#### [What the exercise asks]
Exactly repeat the material, dropping every picture from the copy.

#### [Data shown]
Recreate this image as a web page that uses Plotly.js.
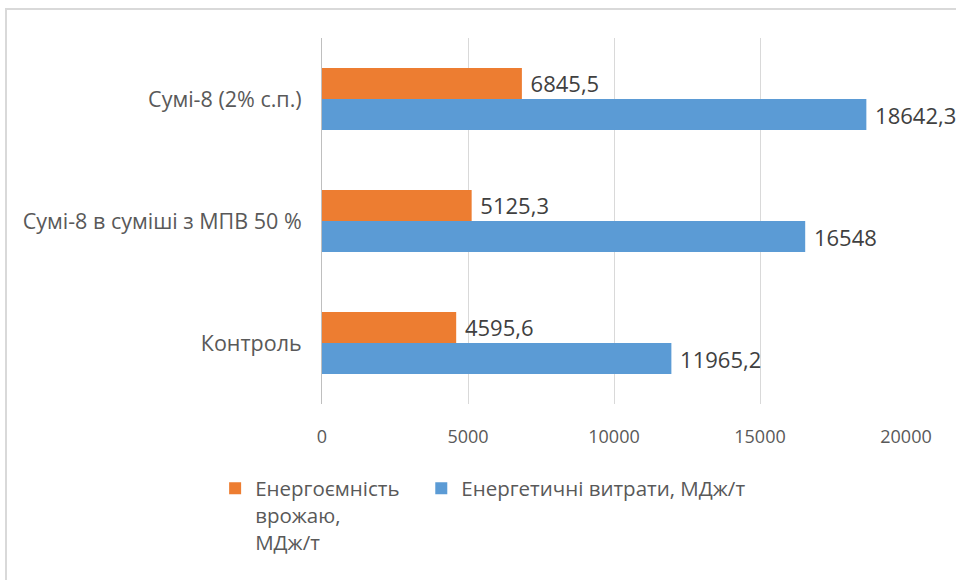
<!DOCTYPE html>
<html>
<head>
<meta charset="utf-8">
<script src="https://cdn.plot.ly/plotly-3.0.1.min.js"></script>
<style>
  html, body { margin: 0; padding: 0; background: #ffffff; }
  #frame {
    position: absolute; left: 5px; top: 8px; width: 1000px; height: 600px;
    border-left: 2px solid #d9d9d9; border-top: 2px solid #d9d9d9;
    box-sizing: border-box;
  }
  #chart { position: absolute; left: 0; top: 0; width: 956px; height: 580px; }
</style>
</head>
<body>
<div id="frame"></div>
<div id="chart"></div>
<script>
// Treatments, bottom to top
const categories = ['Контроль', 'Сумі-8 в суміші з МПВ 50 %', 'Сумі-8 (2% с.п.)'];
// Energy capacity of the yield, MJ/t
const energyCapacity = [4595.6, 5125.3, 6845.5];
// Energy costs, MJ/t
const energyCosts = [11965.2, 16548, 18642.3];
const seriesNames = ['Енергоємність<br>врожаю,<br>МДж/т', 'Енергетичні витрати, МДж/т'];
const tickValues = [0, 5000, 10000, 15000, 20000];
const tickLabels = ['0', '5000', '10000', '15000', '20000'];

// decimal comma, small gap before the value
const fmt = v => '\u00a0' + String(v).replace('.', ',');
const FONT = '"Open Sans", Lato, sans-serif';
const labelFont = { family: FONT, size: 22, color: '#404040' };

const traces = [
  {
    type: 'bar', orientation: 'h', name: seriesNames[1],
    y: categories, x: energyCosts,
    text: energyCosts.map(fmt), textposition: 'outside', cliponaxis: false,
    textfont: labelFont,
    marker: { color: '#5B9BD5' }, legend: 'legend2', hoverinfo: 'x'
  },
  {
    type: 'bar', orientation: 'h', name: seriesNames[0],
    y: categories, x: energyCapacity,
    text: energyCapacity.map(fmt), textposition: 'outside', cliponaxis: false,
    textfont: labelFont,
    marker: { color: '#ED7D31' }, legend: 'legend', hoverinfo: 'x'
  }
];

const legendBase = {
  orientation: 'h', xref: 'paper', yref: 'paper',
  xanchor: 'left', y: -0.176, yanchor: 'top', valign: 'top',
  font: { family: FONT, size: 20.5, color: '#595959' },
  bgcolor: 'rgba(0,0,0,0)'
};

const layout = {
  width: 956, height: 580,
  paper_bgcolor: 'rgba(0,0,0,0)', plot_bgcolor: 'rgba(0,0,0,0)',
  margin: { l: 322, r: 50, t: 38, b: 176 },
  barmode: 'group', bargap: 0.49, bargroupgap: 0,
  font: { family: FONT, size: 18, color: '#595959' },
  xaxis: {
    range: [0, 20000], tickvals: tickValues, ticktext: tickLabels,
    showgrid: true, gridcolor: '#d9d9d9', gridwidth: 1,
    zeroline: false, showline: false, ticks: '',
    ticklabelstandoff: 20,
    tickfont: { family: FONT, size: 18, color: '#595959' }
  },
  yaxis: {
    type: 'category', categoryorder: 'array', categoryarray: categories,
    range: [-0.5, 2.5],
    showgrid: false, zeroline: false,
    showline: true, linecolor: '#bfbfbf', linewidth: 1,
    ticks: '', ticklabelstandoff: 15,
    tickfont: { family: FONT, size: 21.5, color: '#595959' }
  },
  showlegend: true,
  legend: Object.assign({}, legendBase, { x: -0.183 }),
  legend2: Object.assign({}, legendBase, { x: 0.17 })
};

Plotly.newPlot('chart', traces, layout, { displayModeBar: false, staticPlot: true });
</script>
</body>
</html>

#### [Complete answer]
Recreate this image as a web page that uses Plotly.js.
<!DOCTYPE html>
<html>
<head>
<meta charset="utf-8">
<script src="https://cdn.plot.ly/plotly-3.0.1.min.js"></script>
<style>
  html, body { margin: 0; padding: 0; background: #ffffff; }
  #frame {
    position: absolute; left: 5px; top: 8px; width: 1000px; height: 600px;
    border-left: 2px solid #d9d9d9; border-top: 2px solid #d9d9d9;
    box-sizing: border-box;
  }
  #chart { position: absolute; left: 0; top: 0; width: 956px; height: 580px; }
</style>
</head>
<body>
<div id="frame"></div>
<div id="chart"></div>
<script>
// Treatments, bottom to top
const categories = ['Контроль', 'Сумі-8 в суміші з МПВ 50 %', 'Сумі-8 (2% с.п.)'];
// Energy capacity of the yield, MJ/t
const energyCapacity = [4595.6, 5125.3, 6845.5];
// Energy costs, MJ/t
const energyCosts = [11965.2, 16548, 18642.3];
const seriesNames = ['Енергоємність<br>врожаю,<br>МДж/т', 'Енергетичні витрати, МДж/т'];
const tickValues = [0, 5000, 10000, 15000, 20000];
const tickLabels = ['0', '5000', '10000', '15000', '20000'];

// decimal comma, small gap before the value
const fmt = v => '\u00a0' + String(v).replace('.', ',');
const FONT = '"Open Sans", Lato, sans-serif';
const labelFont = { family: FONT, size: 22, color: '#404040' };

const traces = [
  {
    type: 'bar', orientation: 'h', name: seriesNames[1],
    y: categories, x: energyCosts,
    text: energyCosts.map(fmt), textposition: 'outside', cliponaxis: false,
    textfont: labelFont,
    marker: { color: '#5B9BD5' }, legend: 'legend2', hoverinfo: 'x'
  },
  {
    type: 'bar', orientation: 'h', name: seriesNames[0],
    y: categories, x: energyCapacity,
    text: energyCapacity.map(fmt), textposition: 'outside', cliponaxis: false,
    textfont: labelFont,
    marker: { color: '#ED7D31' }, legend: 'legend', hoverinfo: 'x'
  }
];

const legendBase = {
  orientation: 'h', xref: 'paper', yref: 'paper',
  xanchor: 'left', y: -0.176, yanchor: 'top', valign: 'top',
  font: { family: FONT, size: 20.5, color: '#595959' },
  bgcolor: 'rgba(0,0,0,0)'
};

const layout = {
  width: 956, height: 580,
  paper_bgcolor: 'rgba(0,0,0,0)', plot_bgcolor: 'rgba(0,0,0,0)',
  margin: { l: 322, r: 50, t: 38, b: 176 },
  barmode: 'group', bargap: 0.49, bargroupgap: 0,
  font: { family: FONT, size: 18, color: '#595959' },
  xaxis: {
    range: [0, 20000], tickvals: tickValues, ticktext: tickLabels,
    showgrid: true, gridcolor: '#d9d9d9', gridwidth: 1,
    zeroline: false, showline: false, ticks: '',
    ticklabelstandoff: 20,
    tickfont: { family: FONT, size: 18, color: '#595959' }
  },
  yaxis: {
    type: 'category', categoryorder: 'array', categoryarray: categories,
    range: [-0.5, 2.5],
    showgrid: false, zeroline: false,
    showline: true, linecolor: '#bfbfbf', linewidth: 1,
    ticks: '', ticklabelstandoff: 15,
    tickfont: { family: FONT, size: 21.5, color: '#595959' }
  },
  showlegend: true,
  legend: Object.assign({}, legendBase, { x: -0.183 }),
  legend2: Object.assign({}, legendBase, { x: 0.17 })
};

Plotly.newPlot('chart', traces, layout, { displayModeBar: false, staticPlot: true });
</script>
</body>
</html>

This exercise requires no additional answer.